Example: ! + Vacation_Vienna (Image Directory) ! + .igal2-stuff (igal2 helper files) + Videos + Documents_of_interest

igal2 -d Vacation_Vienna --dest .igal2-stuff --AddSubdir

will put all helper files in .igal2-stuff, and generate links to the subdirectories "Videos" and "Documents_of_interest" in the index.html file.

Note: igal2 will not work recursively, it just adds HREF links to the found directories.
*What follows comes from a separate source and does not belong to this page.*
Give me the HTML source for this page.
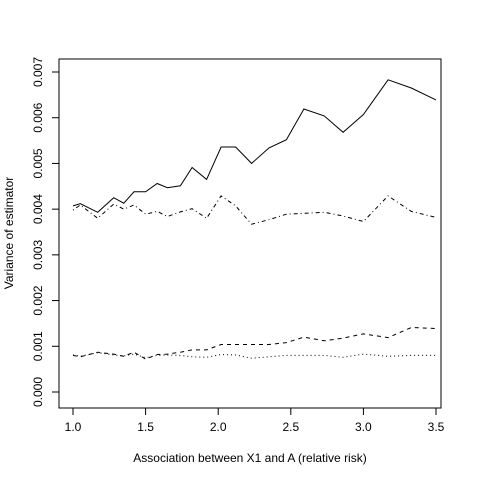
<!DOCTYPE html>
<html><head><meta charset="utf-8"><style>
html,body{margin:0;padding:0;background:#fff}
svg text{font-family:"Liberation Sans",Arial,sans-serif;font-size:12px;fill:#000}
</style></head><body>
<svg id="chart" width="480" height="480">
<rect x="0" y="0" width="480" height="480" fill="#fff"/>
<rect x="59" y="59" width="382" height="349" fill="none" stroke="#000" stroke-width="1"/>
<g id="xaxis"></g>
<g id="yaxis"></g>
<g id="series"></g>
<text x="250" y="462" text-anchor="middle">Association between X1 and A (relative risk)</text>
<text transform="translate(13,233) rotate(-90)" text-anchor="middle">Variance of estimator</text>
</svg>
<script>
const xs=[1.0,1.05,1.17,1.28,1.35,1.42,1.50,1.58,1.65,1.74,1.82,1.92,2.02,2.12,2.23,2.35,2.47,2.59,2.73,2.86,3.0,3.17,3.33,3.5];
const solid=[0.00407,0.00412,0.00393,0.00425,0.00413,0.00438,0.00438,0.00456,0.00447,0.00451,0.00491,0.00465,0.00536,0.00536,0.00500,0.00534,0.00552,0.00619,0.00604,0.00568,0.00607,0.00683,0.00665,0.00639];
const dashdot=[0.00398,0.00409,0.00380,0.00411,0.00400,0.00409,0.00389,0.00395,0.00384,0.00394,0.00401,0.00380,0.00429,0.00407,0.00367,0.00377,0.00389,0.00391,0.00393,0.00385,0.00373,0.00429,0.00395,0.00382];
const dashed=[0.00080,0.00077,0.00087,0.00083,0.00078,0.00087,0.00072,0.00082,0.00083,0.00087,0.00092,0.00092,0.00104,0.00104,0.00104,0.00104,0.00108,0.00120,0.00112,0.00118,0.00127,0.00119,0.00141,0.00139];
const dotted=[0.00081,0.00078,0.00086,0.00081,0.00079,0.00083,0.00075,0.00080,0.00081,0.00080,0.00077,0.00076,0.00082,0.00081,0.00074,0.00077,0.00080,0.00080,0.00080,0.00076,0.00083,0.00078,0.00080,0.00080];
const xTicks=[1.0,1.5,2.0,2.5,3.0,3.5];
const xTickLabels=["1.0","1.5","2.0","2.5","3.0","3.5"];
const yTicks=[0,0.001,0.002,0.003,0.004,0.005,0.006,0.007];
const yTickLabels=["0.000","0.001","0.002","0.003","0.004","0.005","0.006","0.007"];
const NS="http://www.w3.org/2000/svg";
function sx(v){return 73+(v-1)*145.2;}
function sy(v){return 392-v*45714;}
function mk(tag,attrs,parent){const e=document.createElementNS(NS,tag);for(const k in attrs)e.setAttribute(k,attrs[k]);parent.appendChild(e);return e;}
const xa=document.getElementById('xaxis'),ya=document.getElementById('yaxis'),sg=document.getElementById('series');
xTicks.forEach((t,i)=>{
 const l=mk('line',{x1:sx(t),x2:sx(t),y1:408,y2:415,stroke:'#000'},xa);
 
 
 const tx=mk('text',{x:sx(t),y:431,'text-anchor':'middle'},xa);tx.textContent=xTickLabels[i];
 
 
});
yTicks.forEach((t,i)=>{
 const l=mk('line',{x1:52,x2:59,y1:sy(t),y2:sy(t),stroke:'#000'},ya);
 
 
 const tx=mk('text',{transform:`translate(42,${sy(t)}) rotate(-90)`,'text-anchor':'middle'},ya);tx.textContent=yTickLabels[i];
 
 
});
function line(vals,dash,name){
 const pts=vals.map((v,i)=>sx(xs[i]).toFixed(1)+','+sy(v).toFixed(1)).join(' ');
 const p=mk('polyline',{points:pts,fill:'none',stroke:'#000','stroke-width':1},sg);
 if(dash)p.setAttribute('stroke-dasharray',dash);
 
 
}
line(solid,null,'series-solid');
line(dashdot,'1,3,4,3','series-dashdot');
line(dashed,'4,4','series-dashed');
line(dotted,'1,3','series-dotted');
</script>
</body></html>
/usr/local/lib/igal2/indextemplate2.html
The default index template file.
/usr/local/lib/igal2/slidetemplate2.html
The default file used to generate slides.
/usr/local/lib/igal2/igal2.css
The default style sheet template.
/usr/local/lib/igal2/tile.png
The tiled image used for the "film reel" effect.
/usr/local/lib/igal2/directoryline2.html
The default file used to generate directory links in index.html. If this file is changed, the index.html has to be regenerated by running igal2 again.
All five files are copied to your image directory as dotfiles the first time you run igal2. Modify the local copies (but keep their names) if you need to further alter the appearance of your slide show (also see -t). igal2 also checks for the existence of a $HOME/.igal2 directory where users can store their own templates, overriding the site-wide /usr/local/lib/igal2.

Run igal2 in a directory with jpg or gif images to see what it does. Then play with the options described above and use -h if you need a quick listing. Also see http://igal.trexler.at/ for online examples.

There are always some. If you find any let me know. I don't have much time to keep tweaking igal2 but if any major bugs pop up I probably ought to fix them.

Eric Pop <epop@stanford.edu>, Wolfgang Trexler <wt-igal@trexler.at>

cjpeg, djpeg, pnmscale, identify, convert. If they didn't come standard with your Linux distribution you can find them at rpmfind.net (inside libjpeg and libgr-progs) and at imagemagick.org, respectively. Also try www.ijg.org and netpbm.sourceforge.net.